In classical rivalry models competing states are modelled as discrete populations (Laing and Chow 2002; Shpiro et al. 2007; Moreno-Bote et al. 2007; Shpiro et al. 2009). The neural fields model at the core of this study has a continuous feature space, which allows multistability to be investigated in a motion integration problem where the different percepts are represented on a continuous scale. The minimal model incorporating spike frequency adaptation, additive noise and an input representing the multistable barberpole can capture characteristics of the switching observed in experiments: extended periods spent at the stimulated directions associated with different percepts and rapid switches between them. The bifurcation analysis allows for these dynamics to be related back to the travelling-wave-type solutions that are first pinned by a simple input and further modulated by the complex input in order to produce the desired behaviour. The bifurcation analysis predicts a change in the mechanisms driving switches between a low contrast and a high contrast regime characterised respectively by increasing and decreasing switching rates in the psychophysical experiments. The switches are driven primarily by noise at low contrast and adaptation at high contrast. The peak switching rate is predicted by the bifurcation analysis to occur just after bifurcation where the fastest adaptation-driven dynamics are reached after transients that are shortened by noise; in effect, when there is a balance between adaptation and noise.

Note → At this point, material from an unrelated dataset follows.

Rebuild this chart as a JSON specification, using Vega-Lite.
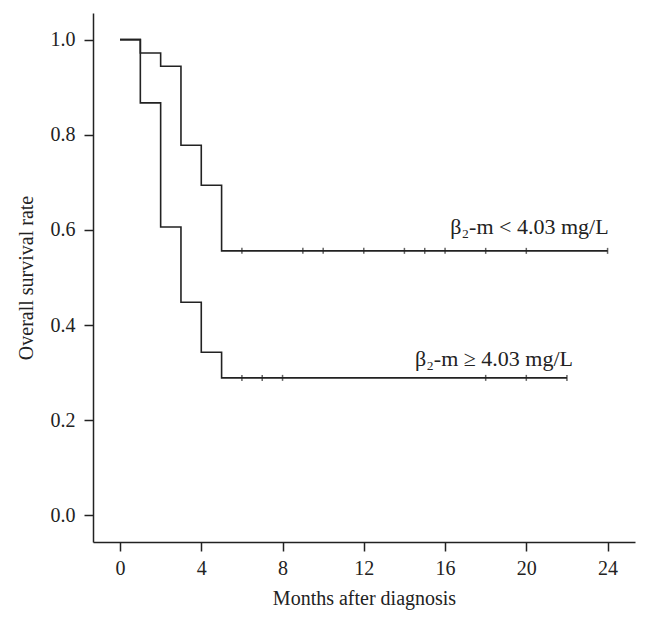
{
  "$schema": "https://vega.github.io/schema/vega-lite/v6.json",
  "width": 542,
  "height": 529,
  "autosize": "none",
  "padding": {"left": 93, "top": 13, "right": 13, "bottom": 86},
  "background": "white",
  "config": {
    "view": {"stroke": null},
    "font": "Liberation Serif",
    "axis": {
      "grid": false,
      "domainColor": "#222222",
      "domainWidth": 1.5,
      "tickColor": "#222222",
      "tickWidth": 1.5,
      "tickSize": 9,
      "labelFont": "Liberation Serif",
      "labelFontSize": 20,
      "labelColor": "#222222",
      "titleFont": "Liberation Serif",
      "titleFontSize": 20,
      "titleFontWeight": "normal",
      "titleColor": "#222222"
    }
  },
  "datasets": {
    "curves": [
      {"group": "low", "month": 0, "rate": 1.0},
      {"group": "low", "month": 1, "rate": 0.972},
      {"group": "low", "month": 2, "rate": 0.944},
      {"group": "low", "month": 3, "rate": 0.778},
      {"group": "low", "month": 4, "rate": 0.694},
      {"group": "low", "month": 5, "rate": 0.556},
      {"group": "low", "month": 24, "rate": 0.556},
      {"group": "high", "month": 0, "rate": 1.0},
      {"group": "high", "month": 1, "rate": 0.867},
      {"group": "high", "month": 2, "rate": 0.606},
      {"group": "high", "month": 3, "rate": 0.448},
      {"group": "high", "month": 4, "rate": 0.343},
      {"group": "high", "month": 5, "rate": 0.289},
      {"group": "high", "month": 22, "rate": 0.289}
    ],
    "censored": [
      {"group": "low", "month": 6, "rate": 0.556},
      {"group": "low", "month": 9, "rate": 0.556},
      {"group": "low", "month": 10, "rate": 0.556},
      {"group": "low", "month": 12, "rate": 0.556},
      {"group": "low", "month": 14, "rate": 0.556},
      {"group": "low", "month": 15, "rate": 0.556},
      {"group": "low", "month": 16, "rate": 0.556},
      {"group": "low", "month": 18, "rate": 0.556},
      {"group": "low", "month": 20, "rate": 0.556},
      {"group": "low", "month": 24, "rate": 0.556},
      {"group": "high", "month": 6, "rate": 0.289},
      {"group": "high", "month": 7, "rate": 0.289},
      {"group": "high", "month": 8, "rate": 0.289},
      {"group": "high", "month": 18, "rate": 0.289},
      {"group": "high", "month": 20, "rate": 0.289},
      {"group": "high", "month": 22, "rate": 0.289}
    ],
    "labels": [
      {"label": "β₂-m < 4.03 mg/L", "month": 24.05, "rate": 0.592},
      {"label": "β₂-m ≥ 4.03 mg/L", "month": 22.3, "rate": 0.313}
    ]
  },
  "encoding": {
    "x": {
      "field": "month",
      "type": "quantitative",
      "scale": {"domain": [-1.33, 25.35], "nice": false, "zero": false},
      "axis": {"values": [0, 4, 8, 12, 16, 20, 24], "title": "Months after diagnosis", "labelPadding": 7, "titlePadding": 10}
    },
    "y": {
      "field": "rate",
      "type": "quantitative",
      "scale": {"domain": [-0.056, 1.056], "nice": false, "zero": false},
      "axis": {"values": [0, 0.2, 0.4, 0.6, 0.8, 1.0], "format": ".1f", "title": "Overall survival rate", "labelPadding": 9, "titlePadding": 14}
    }
  },
  "layer": [
    {
      "data": {"name": "curves"},
      "mark": {"type": "line", "interpolate": "step-after", "color": "#222222", "strokeWidth": 1.6},
      "encoding": {"detail": {"field": "group"}}
    },
    {
      "data": {"name": "censored"},
      "mark": {"type": "tick", "orient": "vertical", "color": "#222222", "size": 6, "thickness": 1.5}
    },
    {
      "data": {"name": "labels"},
      "mark": {"type": "text", "align": "right", "baseline": "alphabetic", "font": "Liberation Serif", "fontSize": 22, "color": "#222222"},
      "encoding": {"text": {"field": "label"}}
    }
  ]
}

The general approach applied to a neural field model in this paper — making use of bifurcation methods for tuning parameters such that the model operates close to bifurcation whilst simultaneously matching known response properties from physiological studies — will allow for much broader studies of multistable perception. In particular, extensions to models that consider physical space in conjunction with an abstracted feature space would allow for the particular spatial properties of multistable visual stimuli to be investigated. For example, more detailed neural fields models taking into account the spatial integration of motion stimuli such as (Tlapale et al. 2011) could be used to, within a single model architecture, investigate the underlying motion integration mechanisms that yield multistable perception across a broad range of stimuli, e.g., barberpoles, plaids, moving diamonds. Multistability has not been investigated in this kind of model to which the methods of numerical continuation and bifurcation analysis would be most applicable.